YOUR OBJECTIVE
Drop the pictures, then extract the listing word for word.

(begin)

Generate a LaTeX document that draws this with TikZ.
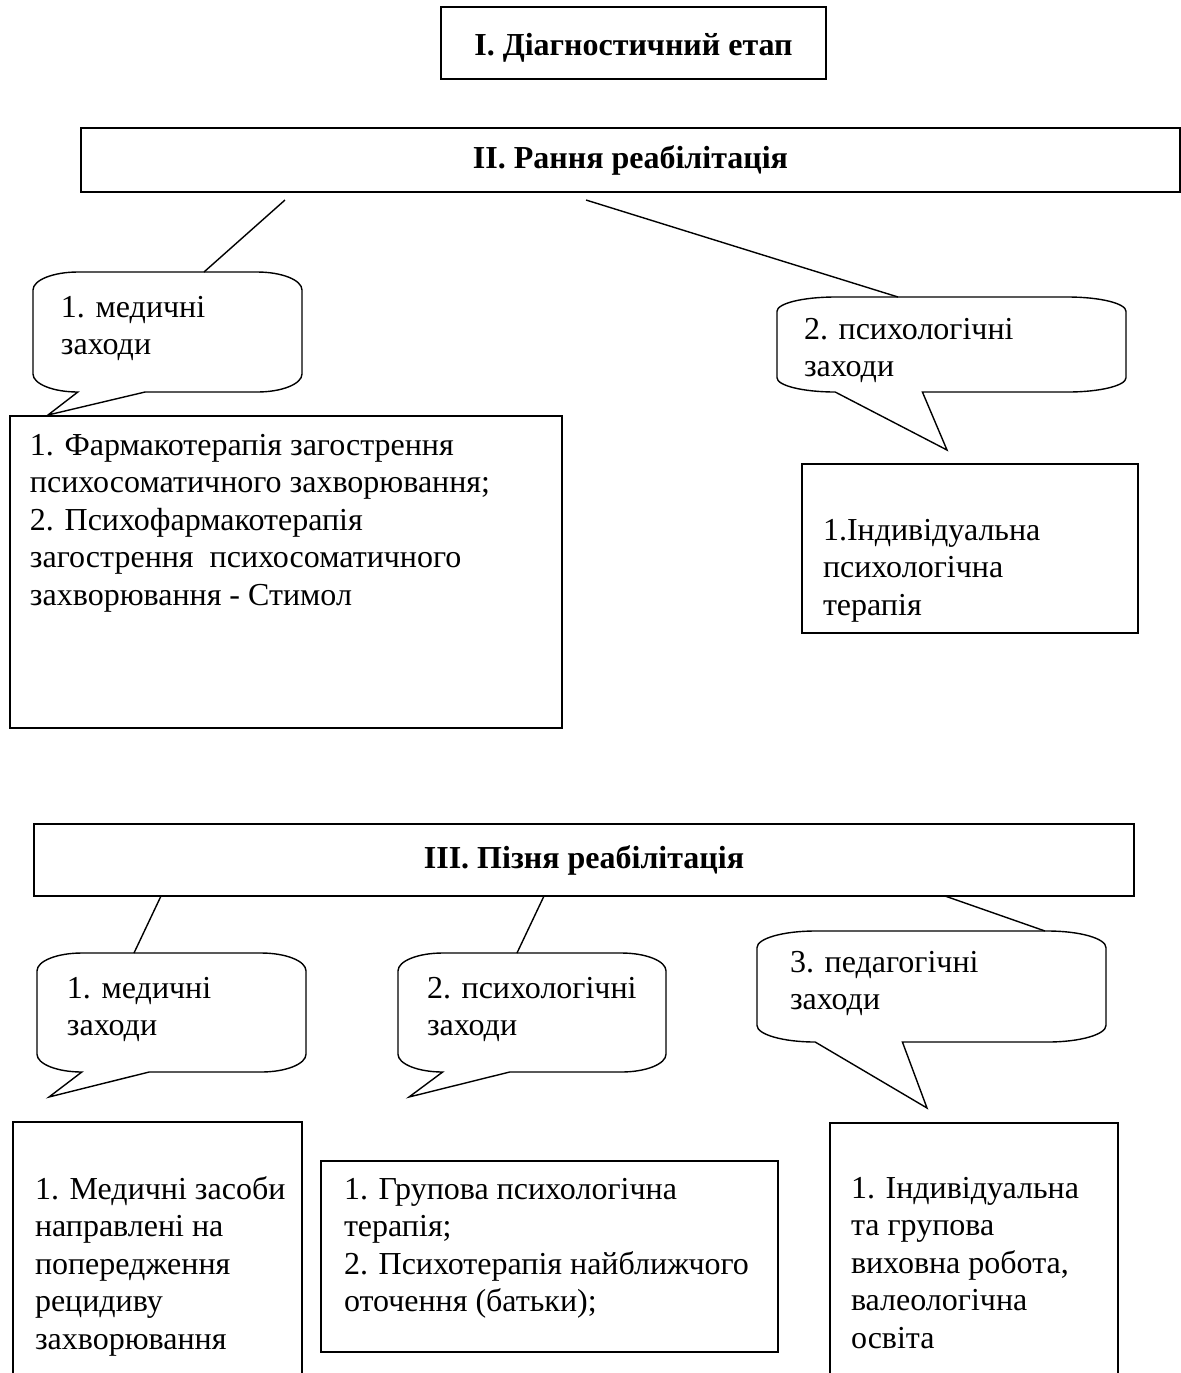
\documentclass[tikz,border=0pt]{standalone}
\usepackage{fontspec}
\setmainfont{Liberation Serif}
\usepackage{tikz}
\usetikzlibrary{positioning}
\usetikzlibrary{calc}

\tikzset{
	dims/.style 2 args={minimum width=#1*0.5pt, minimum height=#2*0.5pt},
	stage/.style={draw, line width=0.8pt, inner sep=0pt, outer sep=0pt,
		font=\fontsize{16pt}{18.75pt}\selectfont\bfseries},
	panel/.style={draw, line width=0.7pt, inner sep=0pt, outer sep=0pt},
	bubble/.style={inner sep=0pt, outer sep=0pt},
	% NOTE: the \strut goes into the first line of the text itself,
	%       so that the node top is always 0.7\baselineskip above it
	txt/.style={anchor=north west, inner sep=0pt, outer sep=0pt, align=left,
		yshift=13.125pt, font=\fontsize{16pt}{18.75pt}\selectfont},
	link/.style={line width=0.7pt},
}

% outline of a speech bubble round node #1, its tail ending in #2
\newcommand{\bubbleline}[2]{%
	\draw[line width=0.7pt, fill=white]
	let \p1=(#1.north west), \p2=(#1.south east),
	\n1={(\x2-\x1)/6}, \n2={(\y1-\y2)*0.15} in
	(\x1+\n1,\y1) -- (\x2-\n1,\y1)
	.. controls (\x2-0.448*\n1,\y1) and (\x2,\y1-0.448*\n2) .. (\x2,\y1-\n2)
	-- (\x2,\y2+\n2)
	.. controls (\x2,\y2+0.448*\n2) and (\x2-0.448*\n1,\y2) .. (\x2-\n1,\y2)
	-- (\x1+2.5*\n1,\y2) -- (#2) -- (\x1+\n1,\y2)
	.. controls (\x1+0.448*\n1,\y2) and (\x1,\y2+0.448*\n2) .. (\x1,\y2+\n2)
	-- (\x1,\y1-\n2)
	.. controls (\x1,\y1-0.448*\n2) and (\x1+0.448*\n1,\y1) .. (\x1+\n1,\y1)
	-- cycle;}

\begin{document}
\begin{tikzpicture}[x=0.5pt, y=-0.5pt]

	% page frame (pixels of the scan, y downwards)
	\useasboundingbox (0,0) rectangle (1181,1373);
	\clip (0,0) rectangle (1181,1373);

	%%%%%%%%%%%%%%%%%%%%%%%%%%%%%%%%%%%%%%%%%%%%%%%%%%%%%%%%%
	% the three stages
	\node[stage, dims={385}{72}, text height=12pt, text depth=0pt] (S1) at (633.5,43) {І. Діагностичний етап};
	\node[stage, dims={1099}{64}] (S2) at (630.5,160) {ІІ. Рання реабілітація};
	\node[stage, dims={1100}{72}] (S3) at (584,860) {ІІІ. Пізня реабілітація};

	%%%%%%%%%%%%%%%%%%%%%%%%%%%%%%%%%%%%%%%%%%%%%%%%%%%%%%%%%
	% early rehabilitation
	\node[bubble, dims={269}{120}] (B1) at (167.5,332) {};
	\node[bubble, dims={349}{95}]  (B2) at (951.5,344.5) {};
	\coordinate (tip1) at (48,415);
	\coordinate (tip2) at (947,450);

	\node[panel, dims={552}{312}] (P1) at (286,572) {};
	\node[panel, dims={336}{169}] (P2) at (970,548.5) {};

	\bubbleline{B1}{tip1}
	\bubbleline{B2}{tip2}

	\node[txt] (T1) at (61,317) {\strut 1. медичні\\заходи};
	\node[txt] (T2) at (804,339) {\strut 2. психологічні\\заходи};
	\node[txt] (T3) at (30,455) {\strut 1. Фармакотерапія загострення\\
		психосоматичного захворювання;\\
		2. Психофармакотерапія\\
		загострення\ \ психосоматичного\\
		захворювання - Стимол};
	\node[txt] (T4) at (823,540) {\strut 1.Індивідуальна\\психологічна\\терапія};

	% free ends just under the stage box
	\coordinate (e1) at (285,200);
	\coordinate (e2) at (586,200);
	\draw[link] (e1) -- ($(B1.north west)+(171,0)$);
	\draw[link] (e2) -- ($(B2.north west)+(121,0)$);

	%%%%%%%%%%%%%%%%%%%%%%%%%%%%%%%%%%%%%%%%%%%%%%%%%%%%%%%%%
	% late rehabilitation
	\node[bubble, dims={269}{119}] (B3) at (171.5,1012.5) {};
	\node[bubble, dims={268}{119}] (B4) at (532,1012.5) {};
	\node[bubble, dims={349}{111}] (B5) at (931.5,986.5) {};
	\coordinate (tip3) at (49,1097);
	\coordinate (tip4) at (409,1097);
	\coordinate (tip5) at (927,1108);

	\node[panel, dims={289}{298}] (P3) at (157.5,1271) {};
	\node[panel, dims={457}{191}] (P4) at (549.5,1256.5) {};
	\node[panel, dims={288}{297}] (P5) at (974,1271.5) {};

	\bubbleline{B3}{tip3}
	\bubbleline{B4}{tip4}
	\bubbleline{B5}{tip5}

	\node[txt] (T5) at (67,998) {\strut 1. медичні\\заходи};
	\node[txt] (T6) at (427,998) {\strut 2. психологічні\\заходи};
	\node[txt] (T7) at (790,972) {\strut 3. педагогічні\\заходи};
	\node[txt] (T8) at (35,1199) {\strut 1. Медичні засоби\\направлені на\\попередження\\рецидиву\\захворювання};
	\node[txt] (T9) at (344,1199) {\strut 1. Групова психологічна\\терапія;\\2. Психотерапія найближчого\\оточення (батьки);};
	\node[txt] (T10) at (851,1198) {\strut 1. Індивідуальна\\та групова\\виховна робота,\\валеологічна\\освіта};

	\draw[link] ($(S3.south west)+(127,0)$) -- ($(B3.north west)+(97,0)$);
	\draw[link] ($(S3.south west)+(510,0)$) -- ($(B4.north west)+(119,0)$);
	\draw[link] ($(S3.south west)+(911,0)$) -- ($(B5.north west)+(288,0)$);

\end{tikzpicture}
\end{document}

(end)

FINAL ANSWER
Generate a LaTeX document that draws this with TikZ.
\documentclass[tikz,border=0pt]{standalone}
\usepackage{fontspec}
\setmainfont{Liberation Serif}
\usepackage{tikz}
\usetikzlibrary{positioning}
\usetikzlibrary{calc}

\tikzset{
	dims/.style 2 args={minimum width=#1*0.5pt, minimum height=#2*0.5pt},
	stage/.style={draw, line width=0.8pt, inner sep=0pt, outer sep=0pt,
		font=\fontsize{16pt}{18.75pt}\selectfont\bfseries},
	panel/.style={draw, line width=0.7pt, inner sep=0pt, outer sep=0pt},
	bubble/.style={inner sep=0pt, outer sep=0pt},
	% NOTE: the \strut goes into the first line of the text itself,
	%       so that the node top is always 0.7\baselineskip above it
	txt/.style={anchor=north west, inner sep=0pt, outer sep=0pt, align=left,
		yshift=13.125pt, font=\fontsize{16pt}{18.75pt}\selectfont},
	link/.style={line width=0.7pt},
}

% outline of a speech bubble round node #1, its tail ending in #2
\newcommand{\bubbleline}[2]{%
	\draw[line width=0.7pt, fill=white]
	let \p1=(#1.north west), \p2=(#1.south east),
	\n1={(\x2-\x1)/6}, \n2={(\y1-\y2)*0.15} in
	(\x1+\n1,\y1) -- (\x2-\n1,\y1)
	.. controls (\x2-0.448*\n1,\y1) and (\x2,\y1-0.448*\n2) .. (\x2,\y1-\n2)
	-- (\x2,\y2+\n2)
	.. controls (\x2,\y2+0.448*\n2) and (\x2-0.448*\n1,\y2) .. (\x2-\n1,\y2)
	-- (\x1+2.5*\n1,\y2) -- (#2) -- (\x1+\n1,\y2)
	.. controls (\x1+0.448*\n1,\y2) and (\x1,\y2+0.448*\n2) .. (\x1,\y2+\n2)
	-- (\x1,\y1-\n2)
	.. controls (\x1,\y1-0.448*\n2) and (\x1+0.448*\n1,\y1) .. (\x1+\n1,\y1)
	-- cycle;}

\begin{document}
\begin{tikzpicture}[x=0.5pt, y=-0.5pt]

	% page frame (pixels of the scan, y downwards)
	\useasboundingbox (0,0) rectangle (1181,1373);
	\clip (0,0) rectangle (1181,1373);

	%%%%%%%%%%%%%%%%%%%%%%%%%%%%%%%%%%%%%%%%%%%%%%%%%%%%%%%%%
	% the three stages
	\node[stage, dims={385}{72}, text height=12pt, text depth=0pt] (S1) at (633.5,43) {І. Діагностичний етап};
	\node[stage, dims={1099}{64}] (S2) at (630.5,160) {ІІ. Рання реабілітація};
	\node[stage, dims={1100}{72}] (S3) at (584,860) {ІІІ. Пізня реабілітація};

	%%%%%%%%%%%%%%%%%%%%%%%%%%%%%%%%%%%%%%%%%%%%%%%%%%%%%%%%%
	% early rehabilitation
	\node[bubble, dims={269}{120}] (B1) at (167.5,332) {};
	\node[bubble, dims={349}{95}]  (B2) at (951.5,344.5) {};
	\coordinate (tip1) at (48,415);
	\coordinate (tip2) at (947,450);

	\node[panel, dims={552}{312}] (P1) at (286,572) {};
	\node[panel, dims={336}{169}] (P2) at (970,548.5) {};

	\bubbleline{B1}{tip1}
	\bubbleline{B2}{tip2}

	\node[txt] (T1) at (61,317) {\strut 1. медичні\\заходи};
	\node[txt] (T2) at (804,339) {\strut 2. психологічні\\заходи};
	\node[txt] (T3) at (30,455) {\strut 1. Фармакотерапія загострення\\
		психосоматичного захворювання;\\
		2. Психофармакотерапія\\
		загострення\ \ психосоматичного\\
		захворювання - Стимол};
	\node[txt] (T4) at (823,540) {\strut 1.Індивідуальна\\психологічна\\терапія};

	% free ends just under the stage box
	\coordinate (e1) at (285,200);
	\coordinate (e2) at (586,200);
	\draw[link] (e1) -- ($(B1.north west)+(171,0)$);
	\draw[link] (e2) -- ($(B2.north west)+(121,0)$);

	%%%%%%%%%%%%%%%%%%%%%%%%%%%%%%%%%%%%%%%%%%%%%%%%%%%%%%%%%
	% late rehabilitation
	\node[bubble, dims={269}{119}] (B3) at (171.5,1012.5) {};
	\node[bubble, dims={268}{119}] (B4) at (532,1012.5) {};
	\node[bubble, dims={349}{111}] (B5) at (931.5,986.5) {};
	\coordinate (tip3) at (49,1097);
	\coordinate (tip4) at (409,1097);
	\coordinate (tip5) at (927,1108);

	\node[panel, dims={289}{298}] (P3) at (157.5,1271) {};
	\node[panel, dims={457}{191}] (P4) at (549.5,1256.5) {};
	\node[panel, dims={288}{297}] (P5) at (974,1271.5) {};

	\bubbleline{B3}{tip3}
	\bubbleline{B4}{tip4}
	\bubbleline{B5}{tip5}

	\node[txt] (T5) at (67,998) {\strut 1. медичні\\заходи};
	\node[txt] (T6) at (427,998) {\strut 2. психологічні\\заходи};
	\node[txt] (T7) at (790,972) {\strut 3. педагогічні\\заходи};
	\node[txt] (T8) at (35,1199) {\strut 1. Медичні засоби\\направлені на\\попередження\\рецидиву\\захворювання};
	\node[txt] (T9) at (344,1199) {\strut 1. Групова психологічна\\терапія;\\2. Психотерапія найближчого\\оточення (батьки);};
	\node[txt] (T10) at (851,1198) {\strut 1. Індивідуальна\\та групова\\виховна робота,\\валеологічна\\освіта};

	\draw[link] ($(S3.south west)+(127,0)$) -- ($(B3.north west)+(97,0)$);
	\draw[link] ($(S3.south west)+(510,0)$) -- ($(B4.north west)+(119,0)$);
	\draw[link] ($(S3.south west)+(911,0)$) -- ($(B5.north west)+(288,0)$);

\end{tikzpicture}
\end{document}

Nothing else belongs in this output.